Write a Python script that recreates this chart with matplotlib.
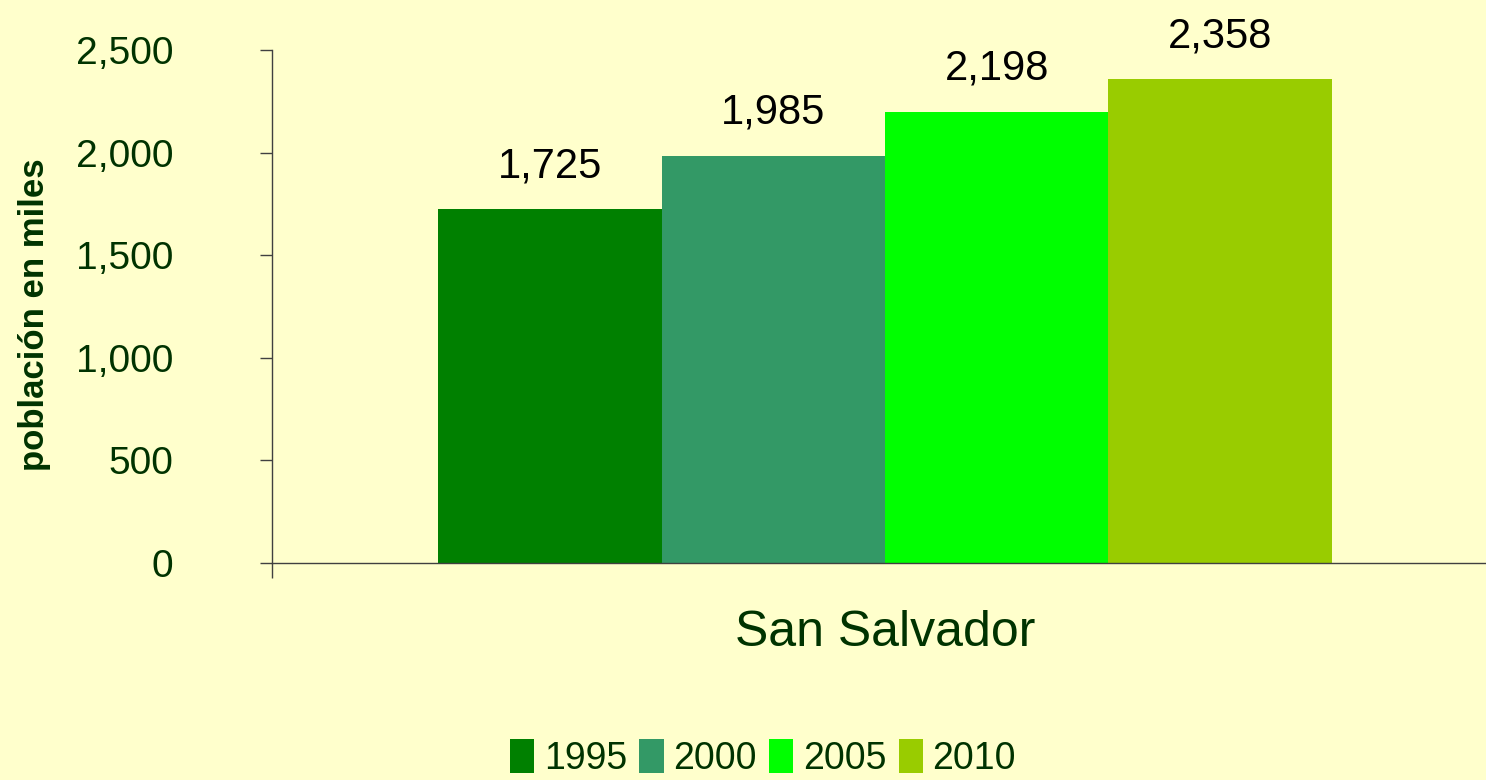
import matplotlib
matplotlib.use("Agg")
import matplotlib.pyplot as plt
import numpy as np

# data
category = "San Salvador"
years = ["1995", "2000", "2005", "2010"]
values = [1725, 1985, 2198, 2358]
value_labels = ["1,725", "1,985", "2,198", "2,358"]
yticks = [0, 500, 1000, 1500, 2000, 2500]
ytick_labels = ["0", "500", "1,000", "1,500", "2,000", "2,500"]

colors = ["#008000", "#339966", "#00FF00", "#99CC00"]
bg = "#FFFFCC"
txt = "#003300"

plt.rcParams["font.family"] = ["Liberation Sans", "DejaVu Sans"]

W, H = 1486, 780
fig = plt.figure(figsize=(W / 100, H / 100), dpi=100, facecolor=bg)
ax = fig.add_axes([272 / W, 1 - 563 / H, (1498 - 272) / W, (563 - 50) / H])
ax.set_facecolor(bg)

w = 0.1823
for i, (yr, v, lab, c) in enumerate(zip(years, values, value_labels, colors)):
    x = (i - 1.5) * w
    ax.bar(x, v, width=w, color=c, label=yr, zorder=2)
    ax.text(x, v + 112, lab, ha="center", va="bottom", fontsize=30, color="black")

ax.set_xlim(-0.5, 0.5)
ax.set_ylim(0, 2500)
ax.set_yticks(yticks)
ax.set_yticklabels(ytick_labels, fontsize=28, color=txt)
ax.tick_params(axis="y", direction="out", length=9, width=1, color="#404040", pad=62)

ax.set_xticks([0])
ax.set_xticklabels([category], fontsize=36, color=txt)
ax.set_xticks([-0.5, 0.5], minor=True)
ax.tick_params(axis="x", which="major", length=0, pad=34)
ax.tick_params(axis="x", which="minor", direction="out", length=11, width=1, color="#404040")

for s in ["top", "right"]:
    ax.spines[s].set_visible(False)
for s in ["left", "bottom"]:
    ax.spines[s].set_color("#404040")
    ax.spines[s].set_linewidth(1)
    ax.spines[s].set_zorder(3)

fig.text(35 / W, 1 - 315 / H, "población en miles", rotation=90, ha="center", va="center",
         fontsize=25, fontweight="bold", color=txt)

handles, labels = ax.get_legend_handles_labels()
leg = fig.legend(handles, labels, ncol=4, frameon=False, fontsize=27,
                 loc="lower left", bbox_to_anchor=(510 / W, 3 / H),
                 handlelength=0.65, handleheight=1.0, handletextpad=0.25,
                 columnspacing=0.33, borderpad=0, borderaxespad=0)
for t in leg.get_texts():
    t.set_color(txt)

fig.savefig("out.png", dpi=100, facecolor=bg)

Exercise goal:
Restate exactly, please, only the lines between the start of the data and the line containing "ax.set_facecolor(bg)", both ends included, skipping the pictures.

Complete output:
Write a Python script that recreates this chart with matplotlib.
import matplotlib
matplotlib.use("Agg")
import matplotlib.pyplot as plt
import numpy as np

# data
category = "San Salvador"
years = ["1995", "2000", "2005", "2010"]
values = [1725, 1985, 2198, 2358]
value_labels = ["1,725", "1,985", "2,198", "2,358"]
yticks = [0, 500, 1000, 1500, 2000, 2500]
ytick_labels = ["0", "500", "1,000", "1,500", "2,000", "2,500"]

colors = ["#008000", "#339966", "#00FF00", "#99CC00"]
bg = "#FFFFCC"
txt = "#003300"

plt.rcParams["font.family"] = ["Liberation Sans", "DejaVu Sans"]

W, H = 1486, 780
fig = plt.figure(figsize=(W / 100, H / 100), dpi=100, facecolor=bg)
ax = fig.add_axes([272 / W, 1 - 563 / H, (1498 - 272) / W, (563 - 50) / H])
ax.set_facecolor(bg)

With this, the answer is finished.